Dan Wylie
ECHO LOCATION by Karen Press (Gecko Poetry)
With Snailpress bowing out, other small presses are lumbering in to fill the vacuum, and Durban’s Gecko Books has produced two substantial and handsome volumes. What a pleasure to encounter, in Karen Press’s latest collection, winsome fun balancing the intimate tragedies of ordinary folk. Echo Location is subtitled A Guide to Sea Point for Residents and Visitors, and offers an empathetic, diamond-faceted take on the histories and vistas of Press’s home environment. There are few actual moments when “our air shakes itself loose of history/ and laughs”: even so impoverished (but feistily charming) a character as Alida, who speaks in several poems, is trapped in a deep, distasteful history. The fun is in the compilation: between poems of scintillating observation, worthy successors to her Coffee-Shop Poems, are “found poems” extracted from historical accounts, newspapers, even library catalogues, snatches of conversation (Jou ma se poes, walk the bladdy dog) filling overheard corners, and a tour of Sea Point’s multinational eateries scrolling along the bottom of the pages. I can’t begin to do justice here to Press’s humane delicacy, variety of voice, lucent blends of homely and political, paradisal and awful, a revelling in life persisting even while, as “the boys play soccer,/ broken bottles cut each other” beneath the grass. Don’t hesitate; buy this volume; drink it down.
LOVE THAT IS NIGHT by Kelwyn Sole (Gecko Poetry)
Like Press, Kelwyn Sole writes energetically and powerfully of people enmeshed in this country’s turbulent, rhetorically violent politics. This 110- page collection, Sole’s third, is commanded by a bitterly jesting tone, sardonic redeployments of political and media discourses, at once academic and visceral. It’s gloomy, acidic, riven with irony; Sole searches continually for points of leverage outside the numbing rhetorics of our age, even the rhetorics of his own distinctly left-wing sympathies – and his own poetry. Delicious wordplay (“kilogramscis of quotes”, “melaninian”), sarcastic juxtaposition, and formal fragmentation combat the desuetude of “A life rumpled by its living” in which we yet “at times … wish for nothing more”. He is at once funny and disturbing: Poem in Black and White, on the political aspirations of penguins – and the impossibility of writing non- politically – is brilliant. In an image reminiscent of Press’s: “In roadside grass glinting fierce/ as knives a/ child pisses,// flicks off his future/ once, strides serenely out of purview:/ this season brings in nothing new.” Those line- breaks give some idea of Sole’s formal experimentation, which is unremitting and sometimes just irritating, but which both critiques and enacts the perception that, even in the most lyrical moments of intimate love, no ultimate truth prevails. A dynamic, disconcerting protest against the complacent diatribes of public discourse and poetic conventions.

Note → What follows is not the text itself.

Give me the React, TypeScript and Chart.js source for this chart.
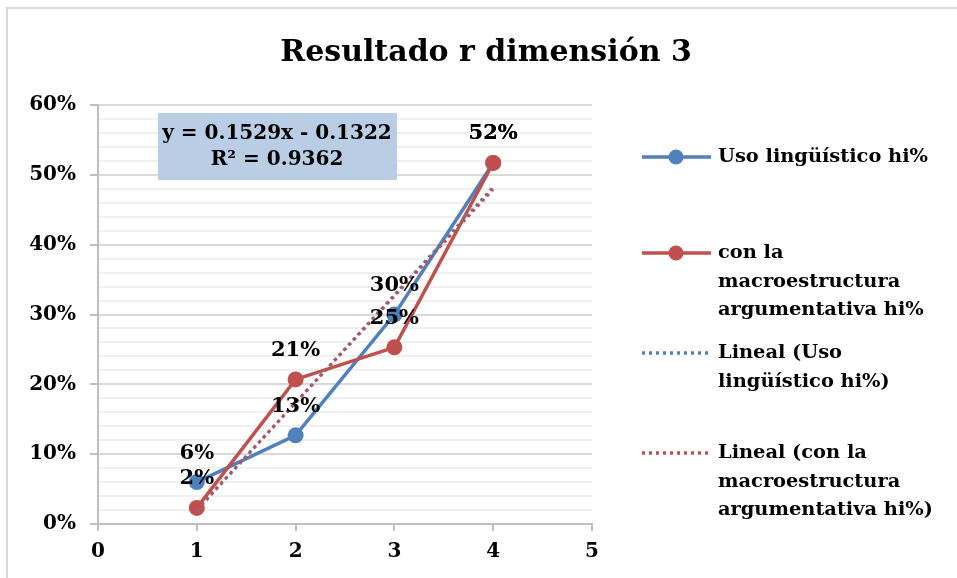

SACRED LOVE by Mteto Mzongwana (Zondwa Yem- Yem Press)
Mzongwana’s first collection was published by Snailpress; his second is bravely self- published in his home of Nyanga. At his best, he’s gently suggestive, evocative without being obscure: “Homes are like/ waiting rooms,/ the sinking ship/ in the ocean,/ oh heaven on earth/ our lives on screen/ lest we forget”. There are just enough obvious errors (“Amageddon”, “wodows” for widows) to raise suspicions that some of his interesting constructions are accidental rather than creative. The brief collection is balanced – or torn – between grim visions of the “nothingness/ of our humankind” and a trite idealism couched in the vapidities of “mother Nature” and some inexhaustibly idyllic “Africa landscape of Paradise”. On the one hand, Mzongwana arrestingly describes his people as “Modeling dolls window/ dressed/ and standing still/ like steel”, plagued by “criminals on a rampage” and finding “no ark in the fire”; on the other; this talented writer resorts to the sad slogans of an atavistic “continent vast and beautiful”. The cliches make the critique ring just a little hollow – or perhaps just underline the limits on the imagination of hope.
ZEN FROG AND OTHER POEMS by Candy Neubert (Carapace Poets)
Snailpress may be dead but, like snails in your garden, it seems that Gus Ferguson’s publishing energies are ineradicable. Neubert’s Zen Frog promises to be “the first of a series of slim collections” associated with Carapace magazine. Neubert lives in England now, but few of her poems are overtly rooted in place; they have a feather-light, tangential quality, a deftly (sometimes too vaguely) metaphysical air. Not all the poems are equally inspired or weighty; some are Zen to the extent that they advocate the benefits of stillness, like the title frog, still sitting on that stone months later, “and not a moment lost”. The most moving are those about her ageing parents; and the best leave wide airy spaces for readers to fill: “There are sentences of death here,/ and tall memories, and god.// Fruit-trees ready to fall,/ under-lit by headlights.// Against the wall, a bicycle./ My mother wants to ride away,// but she is eighty-four,/ held by the enemy” (“Single Daughter”).